Meu 2020 abriu o bico. Não no dia primeiro, mas na segunda semana de janeiro.
Estava no escritório quando estalidos no vidro ouvi. (Soava tudo meio como o I-Juca Pirama). Eram bicadas. Em tupi.
Virei o pescoço na direção das pancadas e vi o pássaro admirável.
Um tucano.
Solto, livre, dando um tempo no parapeito da janela. Um extraterrestre verde e cabeçudo me espantaria menos.
Olhava pro bicho e me perguntava: É belo ou assimétrico? Ou belo, apesar de assimétrico? Ou belo, porque assimétrico? Ou assimétrico, por isso belo?
Um tucano enxovalha os adjetivos.
Mas o que queria ele naquela manhã esmeralda, aqui, no remoto bairro curitibano do Pilarzinho ?
Entrar?
Procurava o quê? Um livro?
Alguma obra que explicasse a sua milagrosa arquitetura? Ou estava atrás de saber o que maldiziam dele aqueles sujeitos envolvidos em grossos e volumosos panos, montados em altas e esguias antas, que andavam pelas matas do Brasil uns 500 anos atrás, chalreando uma língua estranha? Sabia que o chamavam de ranfastídeo e por isso bicava por vingança? Sobrara pra mim essa vindita?

Tratados da Terra e Gentes do Brasil, de Fernão Cardim (c.1583-1601)
Bicou mais uma vez, mais outra e outra até que entendi: não queria entrar, me chamava pra sair.

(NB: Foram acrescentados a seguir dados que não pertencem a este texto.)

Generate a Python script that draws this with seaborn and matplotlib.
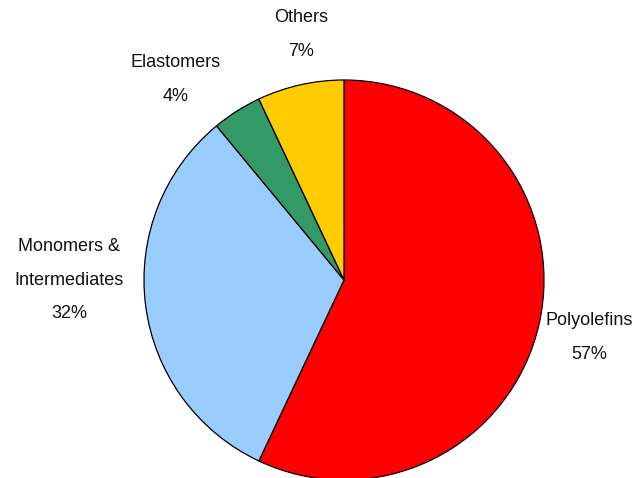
import numpy as np
import matplotlib
matplotlib.use("Agg")
import matplotlib.pyplot as plt
import seaborn as sns

categories = ["Polyolefins", "Monomers &\nIntermediates", "Elastomers", "Others"]
values = [57, 32, 4, 7]
colors = ["#FF0000", "#99CCFF", "#339966", "#FFCC00"]
label_dist = [1.26, 1.375, 1.31, 1.245]
label_rot = [-0.6, -7.2, 7.6, -2.6]

sns.set_theme(style="white")
plt.rcParams['font.family'] = ['Liberation Sans', 'DejaVu Sans']

fig = plt.figure(figsize=(6.37, 4.78), dpi=100)
W, H = 637, 478
cx, cy, r = 344, 280, 200
ax = fig.add_axes([(cx - r) / W, (H - cy - r) / H, 2 * r / W, 2 * r / H])

wedges, _ = ax.pie(values, colors=colors, startangle=90, counterclock=False,
                   wedgeprops=dict(edgecolor="black", linewidth=0.9))
ax.set_xlim(-1, 1)
ax.set_ylim(-1, 1)
ax.set_aspect("equal")
ax.axis("off")

for w, cat, v, d, rot in zip(wedges, categories, values, label_dist, label_rot):
    ang = np.deg2rad((w.theta1 + w.theta2) / 2 + rot)
    x, y = d * np.cos(ang), d * np.sin(ang)
    ax.text(x, y, f"{cat}\n{v}%", ha="center", va="center", fontsize=13,
            linespacing=2.3, color="#111111", clip_on=False)

fig.savefig("out.png", dpi=100, facecolor="white")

Me chamava pra voar com ele nas asas daquele dia transparente. As laudas de revisão largar?, o controle de alterações do Word desativar?, o plano de aula de língua portuguesa rasgar?, a aba do Houaiss fechar e me jogar?
(No caso são seis metros de altura da janela até o chão, caro leitor, cara leitora.)
Eis o que ouvi do seu chalrear (ou grasnar, ou palrear ou…):
“– Vem, venha!
Desengonçado que seja.
– Vem, venha!
Nem os óculos pega.
– Vem, venha!
Ignora o bancário saldo.
– Vem, venha!
Os alunos? Larga.
– Vem, venha!
Defenestra-te do Instagram.
–Vem, venha!
Liberta-te do Google.
– Vem, venha!
Ignora os hipermegaconglomerados heteromidiáticos do Vale do Silício!
– Vem, venha: 2020, 0202, 2002, 2200, 0022…!”
Aos poucos, as palavras se desfizeram até silenciarem. Despertei num salto e ouvi a última bicada antes do ranfastídeo se mandar.
Atordoado com aquele grasnatório tupi-bacharelesco, me pus a pensar: seria uma mensagem cifrada (ou chalreada, ou grasnada ou…)? Algo como: pula fora, que este ano não vai ser fácil!
Seria isso, caro leitor, cara leitora?
Pondo as barbas (ou o bico) de molho, desejo-lhes, caros leitores, caras leitoras, um bom retorno ao Corrida Letra e um Efzil 0202!